**Exercise requirements:** Output the material beneath this task exactly, images excluded.

Charts and diagrams as code:
_ _ _ _ _
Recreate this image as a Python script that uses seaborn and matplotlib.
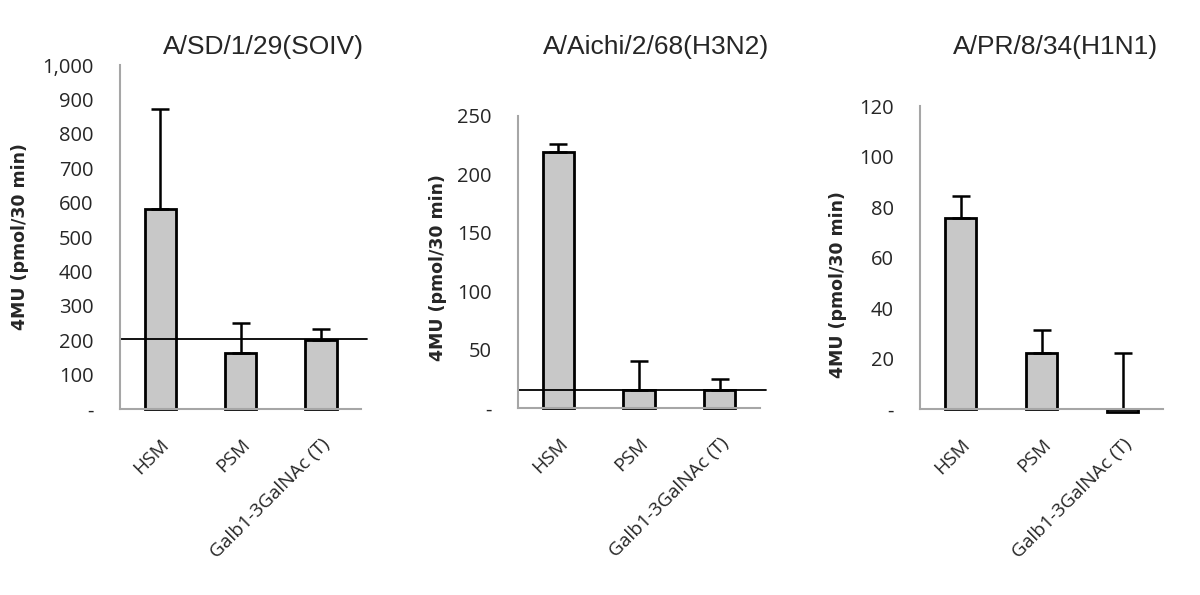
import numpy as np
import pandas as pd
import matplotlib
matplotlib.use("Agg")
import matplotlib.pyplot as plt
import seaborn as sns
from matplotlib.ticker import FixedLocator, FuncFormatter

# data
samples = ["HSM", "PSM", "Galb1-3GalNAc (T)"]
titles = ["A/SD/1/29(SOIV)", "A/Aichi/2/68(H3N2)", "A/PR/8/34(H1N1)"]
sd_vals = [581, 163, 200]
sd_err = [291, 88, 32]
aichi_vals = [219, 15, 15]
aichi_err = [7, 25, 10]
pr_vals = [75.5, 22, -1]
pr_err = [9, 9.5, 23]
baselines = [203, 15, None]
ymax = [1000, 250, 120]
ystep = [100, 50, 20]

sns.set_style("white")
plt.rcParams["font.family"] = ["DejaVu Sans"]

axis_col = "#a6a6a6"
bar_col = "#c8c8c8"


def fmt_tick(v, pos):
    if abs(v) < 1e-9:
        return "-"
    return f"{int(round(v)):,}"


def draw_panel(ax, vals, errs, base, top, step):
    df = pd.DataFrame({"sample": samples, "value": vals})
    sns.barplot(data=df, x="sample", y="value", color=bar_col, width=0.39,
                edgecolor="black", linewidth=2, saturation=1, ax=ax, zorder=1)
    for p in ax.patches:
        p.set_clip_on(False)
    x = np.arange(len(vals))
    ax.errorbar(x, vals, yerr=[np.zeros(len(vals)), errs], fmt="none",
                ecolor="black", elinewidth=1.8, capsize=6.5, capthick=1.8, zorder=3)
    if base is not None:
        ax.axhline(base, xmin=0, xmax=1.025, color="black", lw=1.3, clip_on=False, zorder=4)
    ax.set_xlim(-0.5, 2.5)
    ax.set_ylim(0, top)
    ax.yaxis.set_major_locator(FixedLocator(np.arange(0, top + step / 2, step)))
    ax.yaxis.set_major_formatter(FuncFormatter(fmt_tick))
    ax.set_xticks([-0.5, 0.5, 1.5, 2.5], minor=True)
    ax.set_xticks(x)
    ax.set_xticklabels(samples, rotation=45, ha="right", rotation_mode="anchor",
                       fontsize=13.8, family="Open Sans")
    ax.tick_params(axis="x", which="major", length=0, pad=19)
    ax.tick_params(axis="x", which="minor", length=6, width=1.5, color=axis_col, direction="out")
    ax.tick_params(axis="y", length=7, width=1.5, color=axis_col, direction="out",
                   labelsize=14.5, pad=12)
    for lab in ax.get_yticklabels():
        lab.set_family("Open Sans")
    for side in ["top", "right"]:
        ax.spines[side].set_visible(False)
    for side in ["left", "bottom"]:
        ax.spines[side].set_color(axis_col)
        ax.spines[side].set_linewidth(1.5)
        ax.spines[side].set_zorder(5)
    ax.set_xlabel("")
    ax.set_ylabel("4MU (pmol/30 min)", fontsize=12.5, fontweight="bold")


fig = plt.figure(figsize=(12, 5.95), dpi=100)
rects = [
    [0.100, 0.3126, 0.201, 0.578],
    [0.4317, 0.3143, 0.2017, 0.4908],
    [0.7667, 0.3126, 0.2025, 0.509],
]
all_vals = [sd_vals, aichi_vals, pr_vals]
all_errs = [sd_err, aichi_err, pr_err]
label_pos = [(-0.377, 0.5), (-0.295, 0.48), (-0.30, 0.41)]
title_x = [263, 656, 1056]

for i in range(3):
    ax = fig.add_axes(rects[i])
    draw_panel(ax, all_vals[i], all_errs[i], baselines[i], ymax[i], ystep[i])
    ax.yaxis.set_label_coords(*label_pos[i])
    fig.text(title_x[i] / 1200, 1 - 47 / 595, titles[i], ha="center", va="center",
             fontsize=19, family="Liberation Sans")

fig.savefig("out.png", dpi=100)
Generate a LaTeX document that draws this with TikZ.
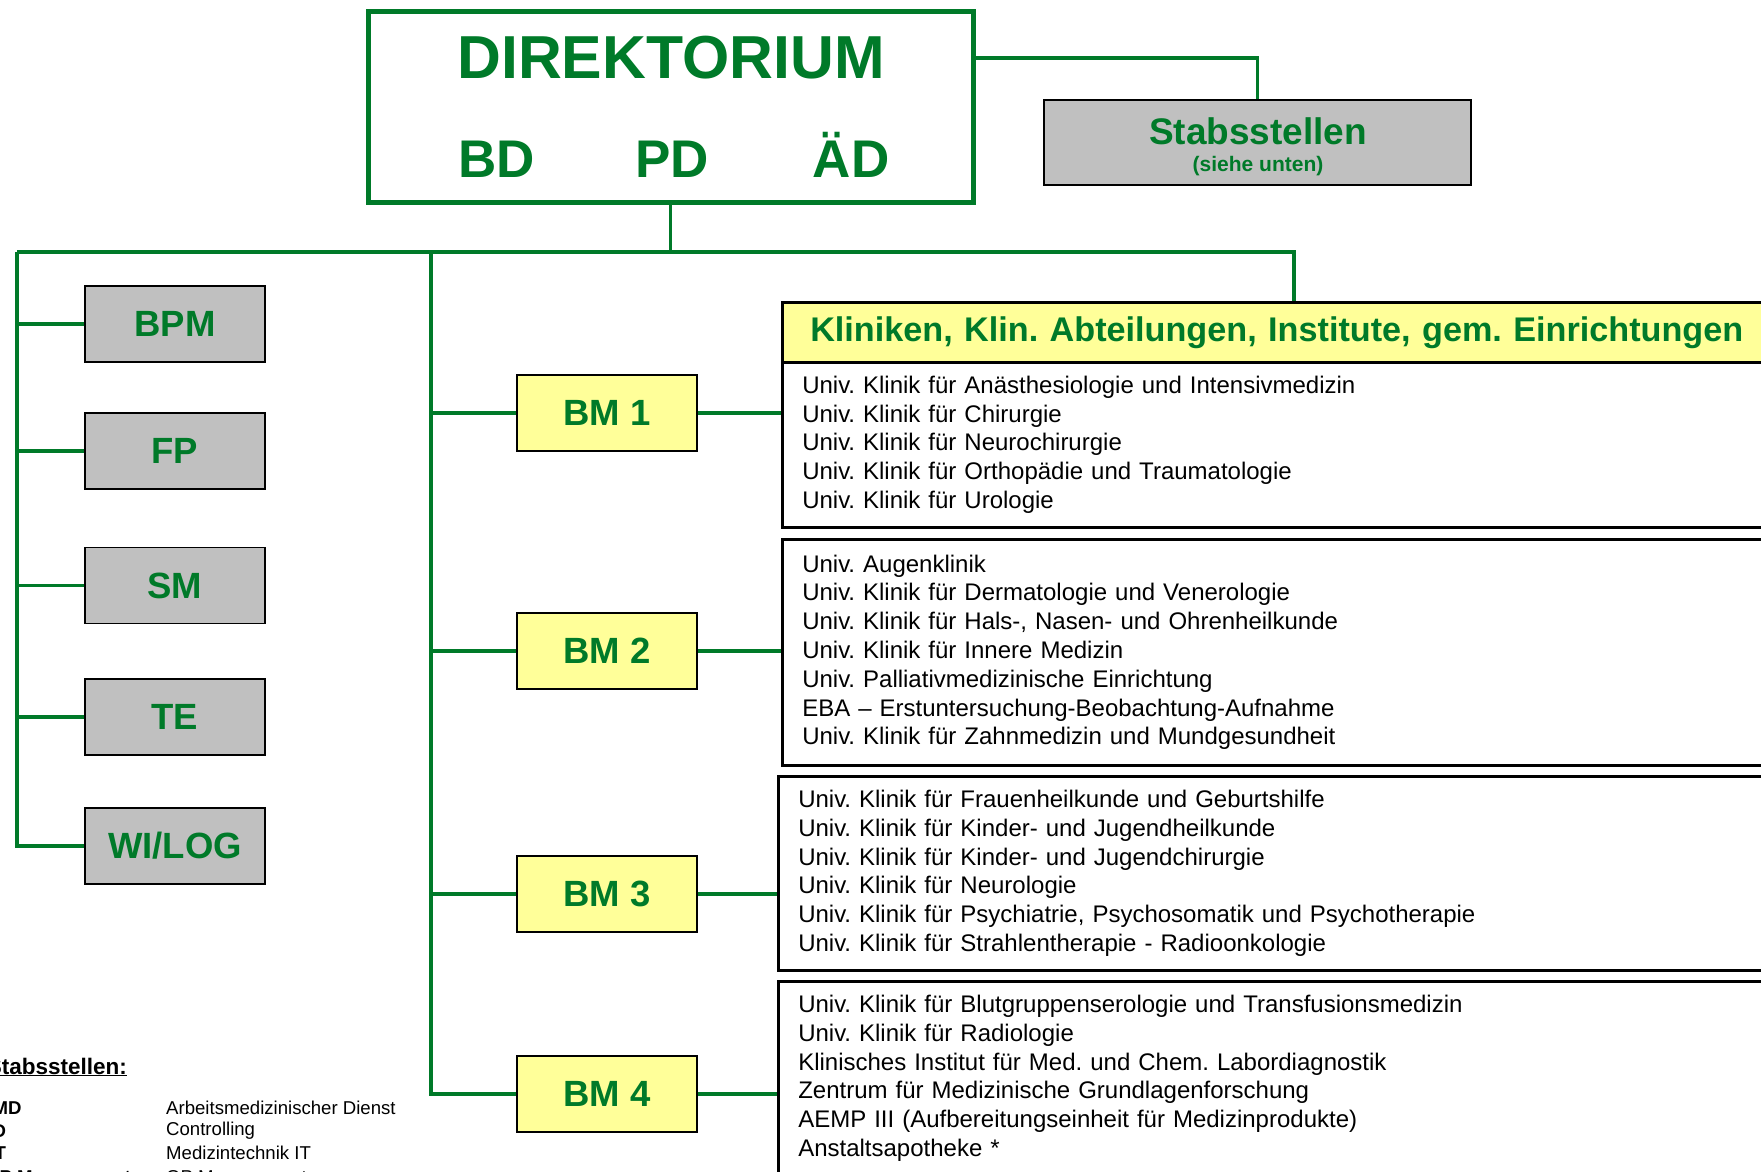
_ _ _ _ _
**Correct output:**
Recreate this image as a Python script that uses seaborn and matplotlib.
import numpy as np
import pandas as pd
import matplotlib
matplotlib.use("Agg")
import matplotlib.pyplot as plt
import seaborn as sns
from matplotlib.ticker import FixedLocator, FuncFormatter

# data
samples = ["HSM", "PSM", "Galb1-3GalNAc (T)"]
titles = ["A/SD/1/29(SOIV)", "A/Aichi/2/68(H3N2)", "A/PR/8/34(H1N1)"]
sd_vals = [581, 163, 200]
sd_err = [291, 88, 32]
aichi_vals = [219, 15, 15]
aichi_err = [7, 25, 10]
pr_vals = [75.5, 22, -1]
pr_err = [9, 9.5, 23]
baselines = [203, 15, None]
ymax = [1000, 250, 120]
ystep = [100, 50, 20]

sns.set_style("white")
plt.rcParams["font.family"] = ["DejaVu Sans"]

axis_col = "#a6a6a6"
bar_col = "#c8c8c8"


def fmt_tick(v, pos):
    if abs(v) < 1e-9:
        return "-"
    return f"{int(round(v)):,}"


def draw_panel(ax, vals, errs, base, top, step):
    df = pd.DataFrame({"sample": samples, "value": vals})
    sns.barplot(data=df, x="sample", y="value", color=bar_col, width=0.39,
                edgecolor="black", linewidth=2, saturation=1, ax=ax, zorder=1)
    for p in ax.patches:
        p.set_clip_on(False)
    x = np.arange(len(vals))
    ax.errorbar(x, vals, yerr=[np.zeros(len(vals)), errs], fmt="none",
                ecolor="black", elinewidth=1.8, capsize=6.5, capthick=1.8, zorder=3)
    if base is not None:
        ax.axhline(base, xmin=0, xmax=1.025, color="black", lw=1.3, clip_on=False, zorder=4)
    ax.set_xlim(-0.5, 2.5)
    ax.set_ylim(0, top)
    ax.yaxis.set_major_locator(FixedLocator(np.arange(0, top + step / 2, step)))
    ax.yaxis.set_major_formatter(FuncFormatter(fmt_tick))
    ax.set_xticks([-0.5, 0.5, 1.5, 2.5], minor=True)
    ax.set_xticks(x)
    ax.set_xticklabels(samples, rotation=45, ha="right", rotation_mode="anchor",
                       fontsize=13.8, family="Open Sans")
    ax.tick_params(axis="x", which="major", length=0, pad=19)
    ax.tick_params(axis="x", which="minor", length=6, width=1.5, color=axis_col, direction="out")
    ax.tick_params(axis="y", length=7, width=1.5, color=axis_col, direction="out",
                   labelsize=14.5, pad=12)
    for lab in ax.get_yticklabels():
        lab.set_family("Open Sans")
    for side in ["top", "right"]:
        ax.spines[side].set_visible(False)
    for side in ["left", "bottom"]:
        ax.spines[side].set_color(axis_col)
        ax.spines[side].set_linewidth(1.5)
        ax.spines[side].set_zorder(5)
    ax.set_xlabel("")
    ax.set_ylabel("4MU (pmol/30 min)", fontsize=12.5, fontweight="bold")


fig = plt.figure(figsize=(12, 5.95), dpi=100)
rects = [
    [0.100, 0.3126, 0.201, 0.578],
    [0.4317, 0.3143, 0.2017, 0.4908],
    [0.7667, 0.3126, 0.2025, 0.509],
]
all_vals = [sd_vals, aichi_vals, pr_vals]
all_errs = [sd_err, aichi_err, pr_err]
label_pos = [(-0.377, 0.5), (-0.295, 0.48), (-0.30, 0.41)]
title_x = [263, 656, 1056]

for i in range(3):
    ax = fig.add_axes(rects[i])
    draw_panel(ax, all_vals[i], all_errs[i], baselines[i], ymax[i], ystep[i])
    ax.yaxis.set_label_coords(*label_pos[i])
    fig.text(title_x[i] / 1200, 1 - 47 / 595, titles[i], ha="center", va="center",
             fontsize=19, family="Liberation Sans")

fig.savefig("out.png", dpi=100)
Generate a LaTeX document that draws this with TikZ.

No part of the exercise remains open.